— start of STORED DATA —

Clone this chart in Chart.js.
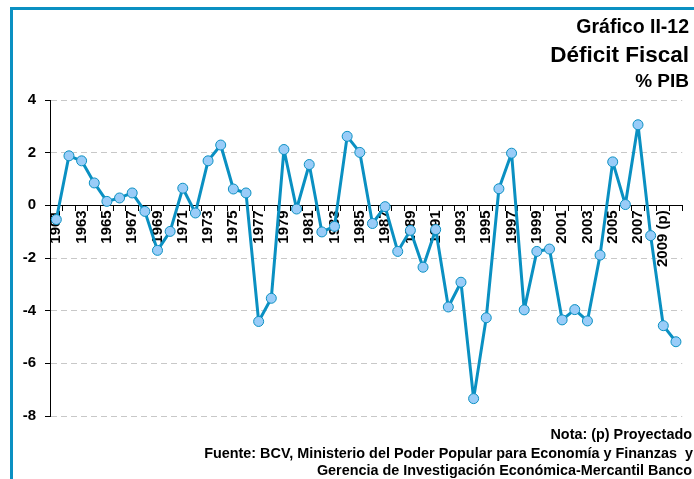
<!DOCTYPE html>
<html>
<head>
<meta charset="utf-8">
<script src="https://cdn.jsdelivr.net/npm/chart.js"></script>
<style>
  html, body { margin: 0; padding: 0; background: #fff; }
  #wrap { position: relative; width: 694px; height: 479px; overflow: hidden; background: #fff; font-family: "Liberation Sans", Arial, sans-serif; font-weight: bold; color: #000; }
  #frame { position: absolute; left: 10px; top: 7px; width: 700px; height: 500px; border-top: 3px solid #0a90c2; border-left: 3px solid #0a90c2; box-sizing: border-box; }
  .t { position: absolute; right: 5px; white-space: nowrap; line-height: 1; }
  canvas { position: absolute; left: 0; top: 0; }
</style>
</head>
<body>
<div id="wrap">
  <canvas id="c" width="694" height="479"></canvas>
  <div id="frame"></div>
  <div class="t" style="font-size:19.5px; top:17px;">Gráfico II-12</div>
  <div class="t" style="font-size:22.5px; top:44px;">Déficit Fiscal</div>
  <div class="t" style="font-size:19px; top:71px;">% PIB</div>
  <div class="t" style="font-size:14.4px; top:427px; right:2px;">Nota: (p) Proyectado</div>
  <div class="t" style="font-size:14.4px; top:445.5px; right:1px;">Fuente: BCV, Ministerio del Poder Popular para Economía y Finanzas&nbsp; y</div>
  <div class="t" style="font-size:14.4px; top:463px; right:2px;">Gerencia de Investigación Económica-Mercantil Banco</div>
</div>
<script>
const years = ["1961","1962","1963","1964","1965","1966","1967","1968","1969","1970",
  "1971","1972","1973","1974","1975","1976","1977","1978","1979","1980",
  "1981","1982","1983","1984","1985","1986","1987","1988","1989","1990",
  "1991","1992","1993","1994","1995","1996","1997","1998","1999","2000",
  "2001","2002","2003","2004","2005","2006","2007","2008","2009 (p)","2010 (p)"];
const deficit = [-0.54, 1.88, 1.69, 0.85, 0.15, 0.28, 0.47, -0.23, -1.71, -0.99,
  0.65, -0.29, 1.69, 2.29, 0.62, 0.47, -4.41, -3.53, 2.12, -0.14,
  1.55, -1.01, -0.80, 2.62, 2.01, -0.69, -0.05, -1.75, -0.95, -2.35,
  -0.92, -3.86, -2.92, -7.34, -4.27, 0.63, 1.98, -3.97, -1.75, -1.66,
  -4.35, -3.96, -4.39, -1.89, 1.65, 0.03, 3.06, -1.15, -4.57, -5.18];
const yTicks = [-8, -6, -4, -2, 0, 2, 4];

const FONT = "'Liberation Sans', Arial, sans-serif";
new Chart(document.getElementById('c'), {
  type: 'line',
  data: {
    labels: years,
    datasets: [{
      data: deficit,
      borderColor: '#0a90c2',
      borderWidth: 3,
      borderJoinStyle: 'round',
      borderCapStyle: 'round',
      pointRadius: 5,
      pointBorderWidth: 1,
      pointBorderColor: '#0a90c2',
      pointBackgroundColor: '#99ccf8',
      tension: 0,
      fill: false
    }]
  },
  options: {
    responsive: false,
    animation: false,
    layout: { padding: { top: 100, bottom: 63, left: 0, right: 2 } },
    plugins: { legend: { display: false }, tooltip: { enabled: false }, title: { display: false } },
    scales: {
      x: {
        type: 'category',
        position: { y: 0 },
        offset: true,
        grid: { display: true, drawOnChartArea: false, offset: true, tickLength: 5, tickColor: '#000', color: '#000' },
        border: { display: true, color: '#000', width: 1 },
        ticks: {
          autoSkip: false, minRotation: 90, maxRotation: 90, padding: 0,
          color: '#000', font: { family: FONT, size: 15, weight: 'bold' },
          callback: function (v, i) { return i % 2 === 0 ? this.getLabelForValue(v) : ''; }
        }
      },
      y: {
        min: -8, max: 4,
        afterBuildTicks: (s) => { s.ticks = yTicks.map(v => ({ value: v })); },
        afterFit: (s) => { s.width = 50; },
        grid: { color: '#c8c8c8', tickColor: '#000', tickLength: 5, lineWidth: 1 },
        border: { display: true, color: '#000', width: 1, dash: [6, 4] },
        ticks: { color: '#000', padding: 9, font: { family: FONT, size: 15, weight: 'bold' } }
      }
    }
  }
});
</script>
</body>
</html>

— end of STORED DATA —

WHAT YOU SHOULD DO:
Print the complete listing exactly as it stands, without its pictures.

TASK SOLUTION:
Clone this chart in Chart.js.
<!DOCTYPE html>
<html>
<head>
<meta charset="utf-8">
<script src="https://cdn.jsdelivr.net/npm/chart.js"></script>
<style>
  html, body { margin: 0; padding: 0; background: #fff; }
  #wrap { position: relative; width: 694px; height: 479px; overflow: hidden; background: #fff; font-family: "Liberation Sans", Arial, sans-serif; font-weight: bold; color: #000; }
  #frame { position: absolute; left: 10px; top: 7px; width: 700px; height: 500px; border-top: 3px solid #0a90c2; border-left: 3px solid #0a90c2; box-sizing: border-box; }
  .t { position: absolute; right: 5px; white-space: nowrap; line-height: 1; }
  canvas { position: absolute; left: 0; top: 0; }
</style>
</head>
<body>
<div id="wrap">
  <canvas id="c" width="694" height="479"></canvas>
  <div id="frame"></div>
  <div class="t" style="font-size:19.5px; top:17px;">Gráfico II-12</div>
  <div class="t" style="font-size:22.5px; top:44px;">Déficit Fiscal</div>
  <div class="t" style="font-size:19px; top:71px;">% PIB</div>
  <div class="t" style="font-size:14.4px; top:427px; right:2px;">Nota: (p) Proyectado</div>
  <div class="t" style="font-size:14.4px; top:445.5px; right:1px;">Fuente: BCV, Ministerio del Poder Popular para Economía y Finanzas&nbsp; y</div>
  <div class="t" style="font-size:14.4px; top:463px; right:2px;">Gerencia de Investigación Económica-Mercantil Banco</div>
</div>
<script>
const years = ["1961","1962","1963","1964","1965","1966","1967","1968","1969","1970",
  "1971","1972","1973","1974","1975","1976","1977","1978","1979","1980",
  "1981","1982","1983","1984","1985","1986","1987","1988","1989","1990",
  "1991","1992","1993","1994","1995","1996","1997","1998","1999","2000",
  "2001","2002","2003","2004","2005","2006","2007","2008","2009 (p)","2010 (p)"];
const deficit = [-0.54, 1.88, 1.69, 0.85, 0.15, 0.28, 0.47, -0.23, -1.71, -0.99,
  0.65, -0.29, 1.69, 2.29, 0.62, 0.47, -4.41, -3.53, 2.12, -0.14,
  1.55, -1.01, -0.80, 2.62, 2.01, -0.69, -0.05, -1.75, -0.95, -2.35,
  -0.92, -3.86, -2.92, -7.34, -4.27, 0.63, 1.98, -3.97, -1.75, -1.66,
  -4.35, -3.96, -4.39, -1.89, 1.65, 0.03, 3.06, -1.15, -4.57, -5.18];
const yTicks = [-8, -6, -4, -2, 0, 2, 4];

const FONT = "'Liberation Sans', Arial, sans-serif";
new Chart(document.getElementById('c'), {
  type: 'line',
  data: {
    labels: years,
    datasets: [{
      data: deficit,
      borderColor: '#0a90c2',
      borderWidth: 3,
      borderJoinStyle: 'round',
      borderCapStyle: 'round',
      pointRadius: 5,
      pointBorderWidth: 1,
      pointBorderColor: '#0a90c2',
      pointBackgroundColor: '#99ccf8',
      tension: 0,
      fill: false
    }]
  },
  options: {
    responsive: false,
    animation: false,
    layout: { padding: { top: 100, bottom: 63, left: 0, right: 2 } },
    plugins: { legend: { display: false }, tooltip: { enabled: false }, title: { display: false } },
    scales: {
      x: {
        type: 'category',
        position: { y: 0 },
        offset: true,
        grid: { display: true, drawOnChartArea: false, offset: true, tickLength: 5, tickColor: '#000', color: '#000' },
        border: { display: true, color: '#000', width: 1 },
        ticks: {
          autoSkip: false, minRotation: 90, maxRotation: 90, padding: 0,
          color: '#000', font: { family: FONT, size: 15, weight: 'bold' },
          callback: function (v, i) { return i % 2 === 0 ? this.getLabelForValue(v) : ''; }
        }
      },
      y: {
        min: -8, max: 4,
        afterBuildTicks: (s) => { s.ticks = yTicks.map(v => ({ value: v })); },
        afterFit: (s) => { s.width = 50; },
        grid: { color: '#c8c8c8', tickColor: '#000', tickLength: 5, lineWidth: 1 },
        border: { display: true, color: '#000', width: 1, dash: [6, 4] },
        ticks: { color: '#000', padding: 9, font: { family: FONT, size: 15, weight: 'bold' } }
      }
    }
  }
});
</script>
</body>
</html>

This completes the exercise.